А может быть, ему самому захотелось быть концертмейстером и работать в том же училище, где учился сам.
Мне очень нравится заниматься с Сергеем Павловичем: он все знает, все слышит. Мне сдается, что каждую ноту, которую я пою, он тоже поет, но неслышно, в себе, в глубине глаз…
"Готово", — сказал накануне концерта Сергей Павлович. "Да, пожалуй", кивнул, прослушав, Владимир Константинович.
Но когда мы расселись в автобусе, чтобы ехать, я увидел на самом заднем сиденье Колю Бирюкова, насупленного, с опущенным цигейковым козырьком шапки. На меня он не смотрел. Он ни на кого не смотрел, В окно смотрел.
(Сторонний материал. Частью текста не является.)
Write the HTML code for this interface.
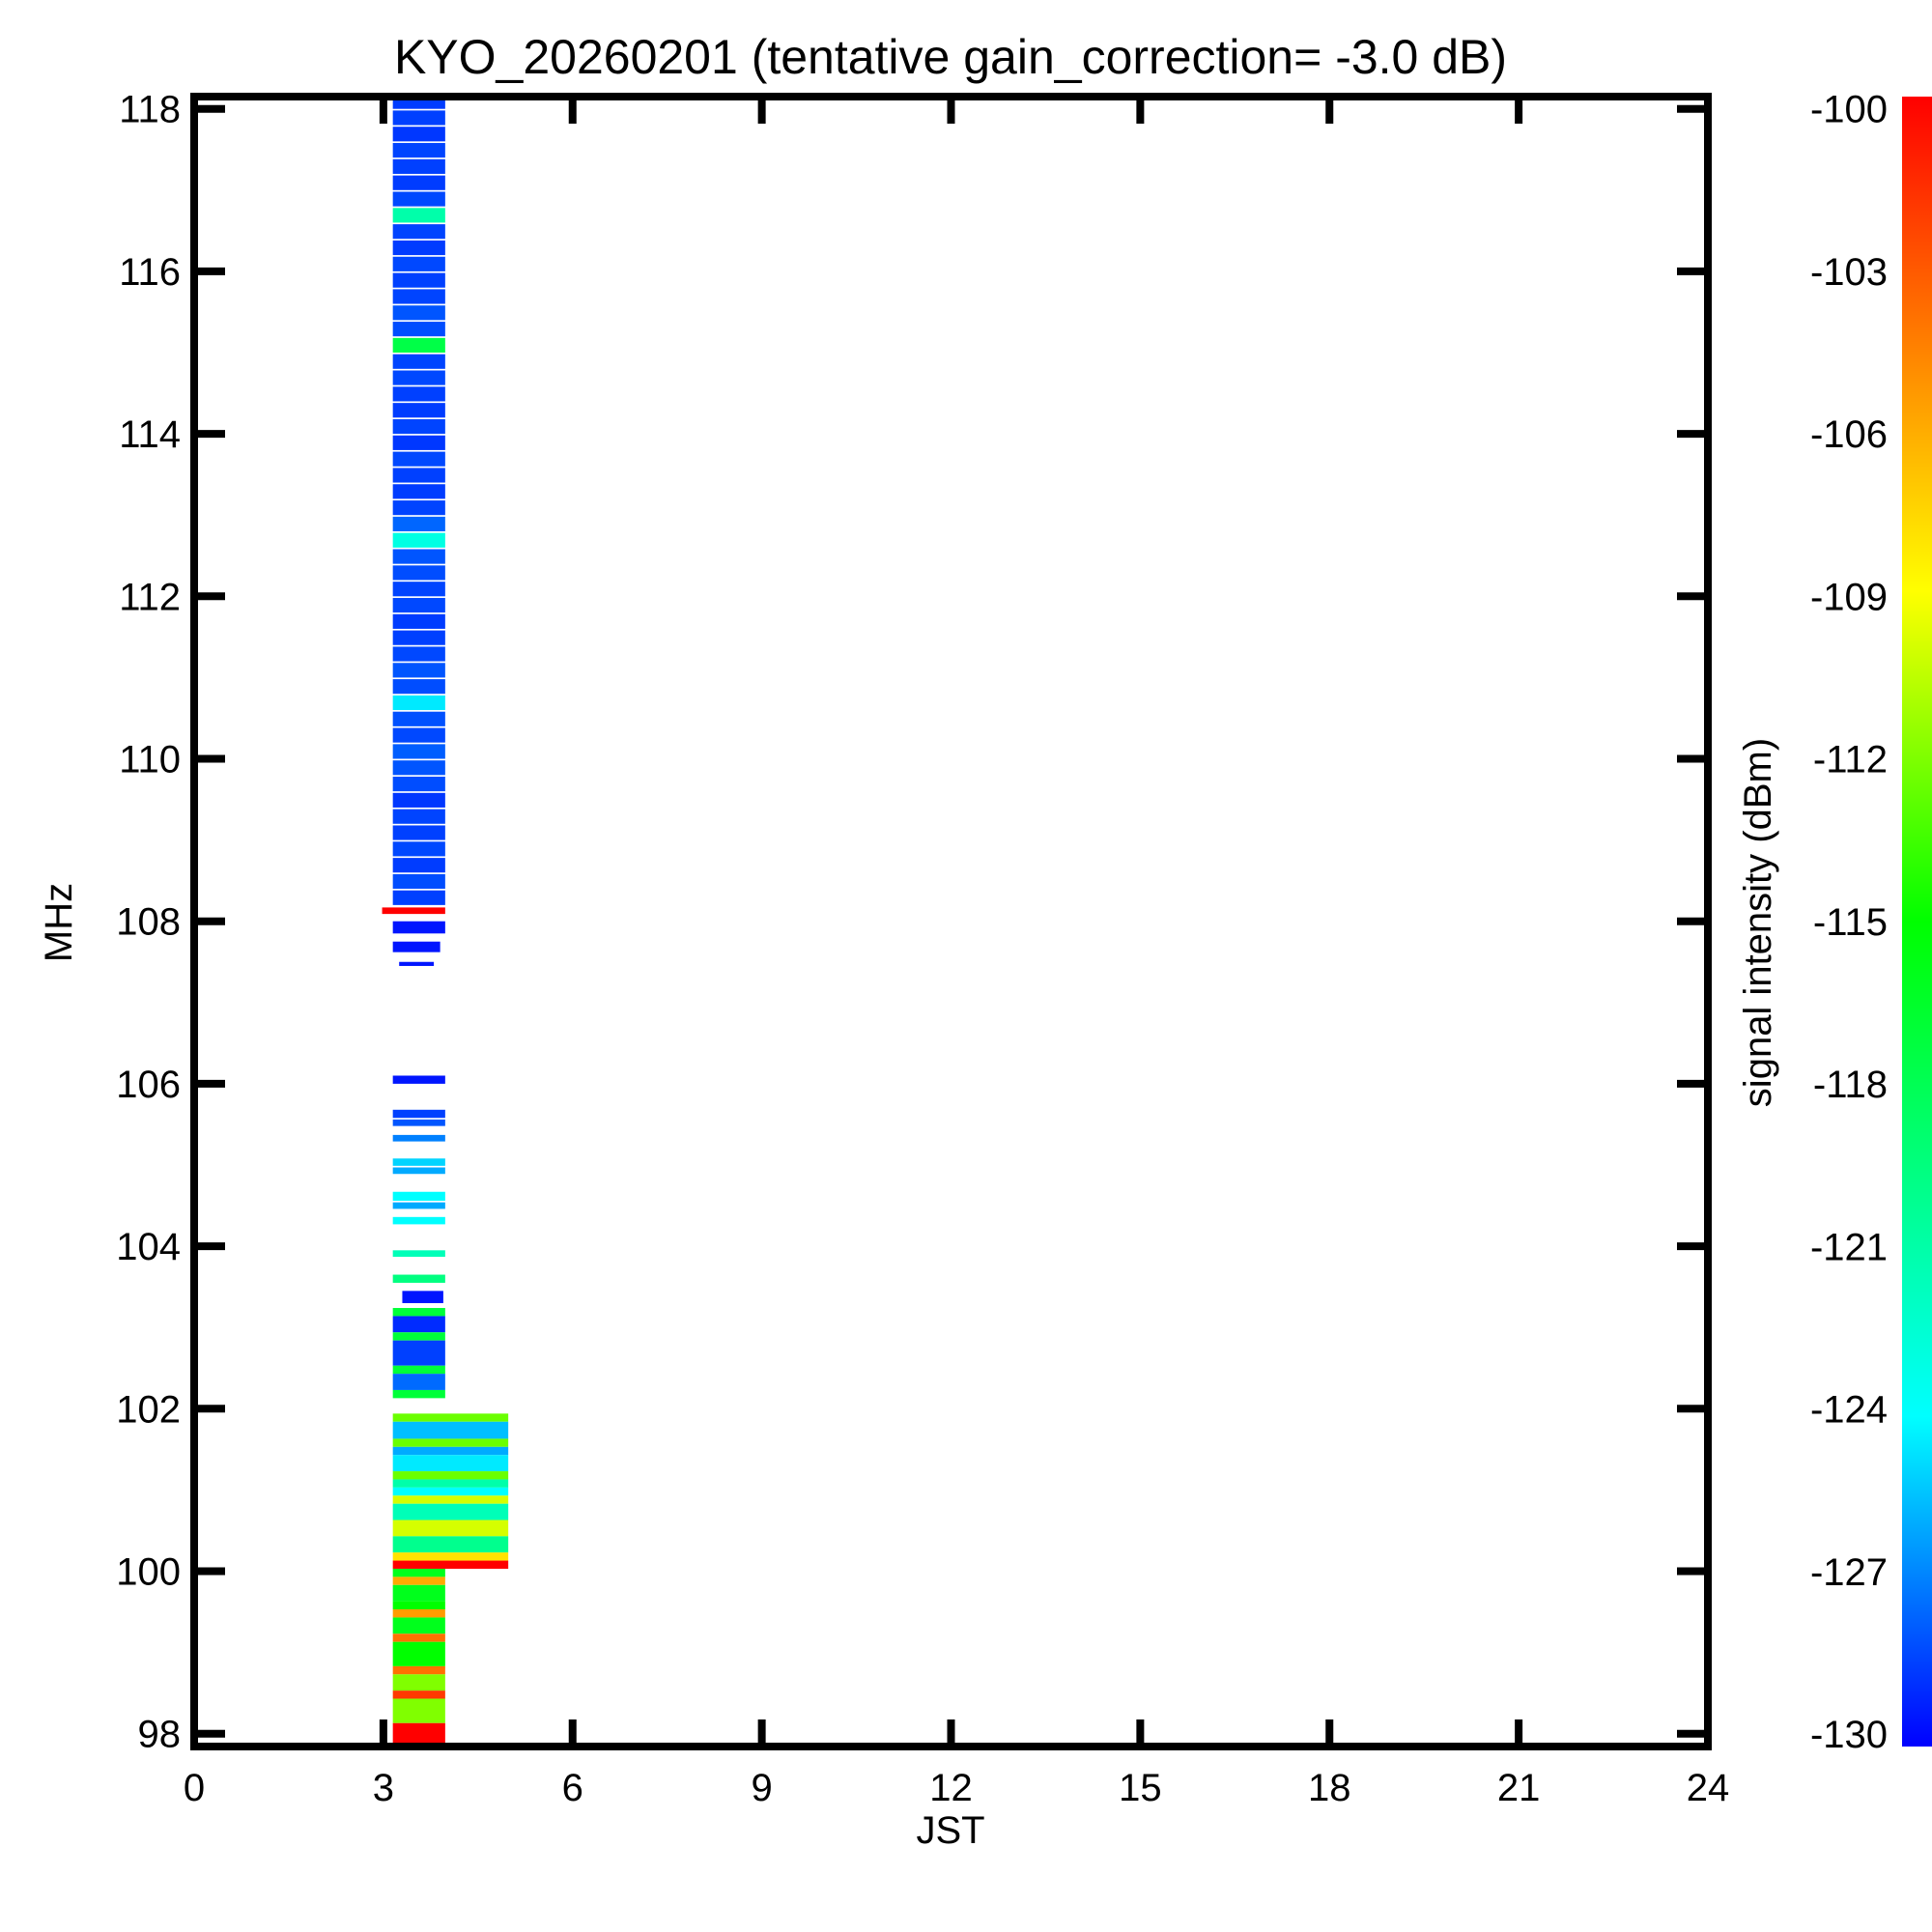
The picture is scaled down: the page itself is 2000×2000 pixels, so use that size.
<!DOCTYPE html>
<html><head><meta charset="utf-8"><style>
html,body{margin:0;padding:0;background:#fff;}
svg{display:block;font-family:"Liberation Sans",sans-serif;}
</style></head><body>
<svg id="chart" width="2000" height="2000" viewBox="0 0 2000 2000">
<defs>
<linearGradient id="cbgrad" x1="0" y1="1" x2="0" y2="0">
<stop offset="0" stop-color="hsl(240,100%,50%)"/><stop offset="0.2" stop-color="hsl(180,100%,50%)"/><stop offset="0.5" stop-color="hsl(120,100%,50%)"/><stop offset="0.7" stop-color="hsl(60,100%,50%)"/><stop offset="1" stop-color="hsl(0,100%,50%)"/>
</linearGradient>
</defs>
<text x="984" y="76" font-size="50" text-anchor="middle">KYO_20260201 (tentative gain_correction= -3.0 dB)</text>
<g id="cells"></g>
<g id="axes"></g>
<text x="0" y="0" font-size="40" text-anchor="middle" transform="translate(74,955) rotate(-90)">MHz</text>
<text x="984" y="1908" font-size="40" text-anchor="middle">JST</text>
<text x="0" y="0" font-size="40" text-anchor="middle" transform="translate(1833,955) rotate(-90)">signal intensity (dBm)</text>
<rect x="1969" y="100" width="31" height="1708" fill="url(#cbgrad)"/>
<g id="cbticks"></g>
</svg>
<script>
const xTicks=[0,3,6,9,12,15,18,21,24];
const yTicks=[98,100,102,104,106,108,110,112,114,116,118];
const cbTicks=[-100,-103,-106,-109,-112,-115,-118,-121,-124,-127,-130];
// upper region rows (lower edge MHz) and values (dBm)
const upperFreq=[108.2,108.4,108.6,108.8,109.0,109.2,109.4,109.6,109.8,110.0,110.2,110.4,110.6,110.8,111.0,111.2,111.4,111.6,111.8,112.0,112.2,112.4,112.6,112.8,113.0,113.2,113.4,113.6,113.8,114.0,114.2,114.4,114.6,114.8,115.0,115.2,115.4,115.6,115.8,116.0,116.2,116.4,116.6,116.8,117.0,117.2,117.4,117.6,117.8,118.0];
const upperVal=[-128.5,-128.2,-128.6,-128.3,-128.5,-128.4,-128.7,-128.2,-128.0,-127.8,-128.3,-128.1,-124.5,-128.2,-128.0,-128.3,-128.5,-128.6,-128.3,-128.4,-128.2,-128.0,-123.0,-127.6,-128.4,-128.6,-128.5,-128.3,-128.7,-128.4,-128.6,-128.5,-128.3,-128.4,-117.5,-128.2,-128.0,-128.4,-128.5,-128.3,-128.6,-128.4,-121.0,-128.3,-128.6,-128.5,-128.4,-128.7,-128.5,-128.6];
// lower region bands
const bandLo=[108.09,107.85,107.62,107.45,106.0,105.58,105.48,105.29,104.99,104.89,104.56,104.46,104.27,103.87,103.55,103.3,103.14,102.94,102.84,102.53,102.43,102.23,102.13,101.84,101.63,101.53,101.43,101.23,101.13,101.03,100.93,100.83,100.63,100.43,100.23,100.13,100.03,99.93,99.83,99.63,99.53,99.43,99.23,99.13,98.83,98.73,98.53,98.43,98.13,97.85];
const bandHi=[108.17,108.0,107.75,107.5,106.1,105.68,105.56,105.37,105.08,104.97,104.67,104.54,104.36,103.95,103.65,103.45,103.24,103.14,102.94,102.84,102.53,102.43,102.23,101.94,101.84,101.63,101.53,101.43,101.23,101.13,101.03,100.93,100.83,100.63,100.43,100.23,100.13,100.03,99.93,99.83,99.63,99.53,99.43,99.23,99.13,98.83,98.73,98.53,98.43,98.13];
const bandT0=[2.98,3.15,3.15,3.25,3.15,3.15,3.15,3.15,3.15,3.15,3.15,3.15,3.15,3.15,3.15,3.3,3.15,3.15,3.15,3.15,3.15,3.15,3.15,3.15,3.15,3.15,3.15,3.15,3.15,3.15,3.15,3.15,3.15,3.15,3.15,3.15,3.15,3.15,3.15,3.15,3.15,3.15,3.15,3.15,3.15,3.15,3.15,3.15,3.15,3.15];
const bandT1=[3.98,3.98,3.9,3.8,3.98,3.98,3.98,3.98,3.98,3.98,3.98,3.98,3.98,3.98,3.98,3.95,3.98,3.98,3.98,3.98,3.98,3.98,3.98,4.98,4.98,4.98,4.98,4.98,4.98,4.98,4.98,4.98,4.98,4.98,4.98,4.98,4.98,3.98,3.98,3.98,3.98,3.98,3.98,3.98,3.98,3.98,3.98,3.98,3.98,3.98];
const bandVal=[-100,-129.5,-129.5,-129.5,-129.5,-128.5,-128,-127,-125,-126,-124,-126,-124,-121.5,-119.5,-129.5,-117,-129,-117,-128.5,-117,-127.5,-117,-112.5,-125.5,-112.5,-126,-124.5,-112.5,-121,-124,-110,-121.5,-110,-120,-108,-100,-116,-106,-116,-115,-105.5,-116,-104,-115,-104,-112,-102,-112,-100];

const NS='http://www.w3.org/2000/svg';
const X0=201,X1=1768,Y0=100,Y1=1808;
function xs(h){return X0+h*(X1-X0)/24;}
function ys(f){return 112.7+(118-f)*84.1;}
const cmapV=[-130,-124,-115,-109,-100], cmapH=[240,180,120,60,0];
function color(v){
  v=Math.max(-130,Math.min(-100,v));
  let h=0;
  for(let i=0;i<cmapV.length-1;i++){
    if(v>=cmapV[i]&&v<=cmapV[i+1]){const t=(v-cmapV[i])/(cmapV[i+1]-cmapV[i]);h=cmapH[i]+t*(cmapH[i+1]-cmapH[i]);break;}
  }
  return 'hsl('+h.toFixed(1)+',100%,50%)';
}
function mk(tag,attrs,parent){const e=document.createElementNS(NS,tag);for(const k in attrs)e.setAttribute(k,attrs[k]);parent.appendChild(e);return e;}
const cells=document.getElementById('cells');
const clipTop=ys(118.15);
for(let i=0;i<upperFreq.length;i++){
  const top=Math.max(clipTop,ys(upperFreq[i]+0.18));
  const r=mk('rect',{x:xs(3.15),y:top,width:xs(3.98)-xs(3.15),height:ys(upperFreq[i])-top,fill:color(upperVal[i])},cells);
  
  
}
for(let i=0;i<bandLo.length;i++){
  const r=mk('rect',{x:xs(bandT0[i]),y:ys(bandHi[i]),width:xs(bandT1[i])-xs(bandT0[i]),height:ys(bandLo[i])-ys(bandHi[i]),fill:color(bandVal[i])},cells);
  
  
}
const axes=document.getElementById('axes');
const fr=mk('rect',{x:X0,y:Y0,width:X1-X0,height:Y1-Y0,fill:'none',stroke:'#000','stroke-width':8},axes);


xTicks.forEach(h=>{
  const x=xs(h);
  if(h>0&&h<24){
    const a=mk('line',{x1:x,y1:Y1,x2:x,y2:Y1-28,stroke:'#000','stroke-width':8},axes);
    
    
    const b=mk('line',{x1:x,y1:Y0,x2:x,y2:Y0+28,stroke:'#000','stroke-width':8},axes);
    
    
  }
  const t=mk('text',{x:x,y:1864,'font-size':40,'text-anchor':'middle'},axes);
  t.textContent=h;
  
  
});
yTicks.forEach(f=>{
  const y=ys(f);
  const a=mk('line',{x1:X0,y1:y,x2:X0+32,y2:y,stroke:'#000','stroke-width':8},axes);
  
  
  const b=mk('line',{x1:X1,y1:y,x2:X1-32,y2:y,stroke:'#000','stroke-width':8},axes);
  
  
  const t=mk('text',{x:187,y:y+14,'font-size':40,'text-anchor':'end'},axes);
  t.textContent=f;
  
  
});
const cbt=document.getElementById('cbticks');
cbTicks.forEach(v=>{
  const y=112.7+(-100-v)*(1795-112.7)/30;
  const t=mk('text',{x:1954,y:y+14,'font-size':40,'text-anchor':'end'},cbt);
  t.textContent=v;
  
  
});
</script>
</body></html>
И я до сих пор не знаю, почему он тогда ехал вместе с нами, хотя ему и было настрого запрещено петь: то ли напросившись, то ли без спроса. То ли на всякий пожарный случай: вдруг у меня от робости язык отнимется? То ли из любопытства: каково у меня получится в первый раз?
Замечу лишь, что от глаз Владимира Константиновича не укрылось то, что Бирюков едет вместе с нами, хотя он и загораживался козырьком.
Он это сразу увидел, но ничего не сказал.
Ведь отвыкать надо тоже постепенно. Как и привыкать.
Мы пели в тот вечер обычный наш репертуар: "Пришла весна" Гайдна, баховский Терцет, «Колыбельную» Лядова, "В небе" Палестрины, кое-что из новых авторов. Это кое-что из новых авторов у нас постепенно обновлялось, ведь новую музыку нужно пропагандировать — святое дело. Но Бах, Лядов, Палестрина оставались всегда и неизменно, так, вероятно, они и останутся.
Ведь, скажем, этот самый Джованни Палестрина: он жил на свете четыреста лет назад, че-ты-ре-ста!.. И песню "В небе" он в ту пору написал специально для мальчишеского хора.
Привет, Джованни Палестрина!
Мы все еще поем твою песню.
Мы поем.
Нас слушают, замерев.
На нас смотрят, боясь шелохнуться.
Досадно, черт, что я не могу видеть наш хор оттуда, из зала, со стороны. Наверное, Это красиво. Ровные ряды мальчиков, одетых в одинаковые костюмы. Ряд над рядом: впереди самые маленькие, позади самые длинные. (Лично я нахожусь где-то посредине.) И я представляю себе, как за последним рядом самых долговязых — так естественно, будто бы еще один ряд, будто наше продолжение, — вздымаются к потолку серебряные трубы органа, знаменитого консерваторского органа. Вероятно, им, сидящим в зале, все это видится целиком, и, может быть, им сейчас кажется, что звучит именно орган в его задорных высоких регистрах.
Я, как и все остальные, старательно веду свою партию, но различаю отдельные знакомые мне голоса: вот Маратик Алиев, отбывший свое недельное наказание, вот Гошка Вяземский, в это Витюха Титаренко — мои одноклассники, мои однокашники.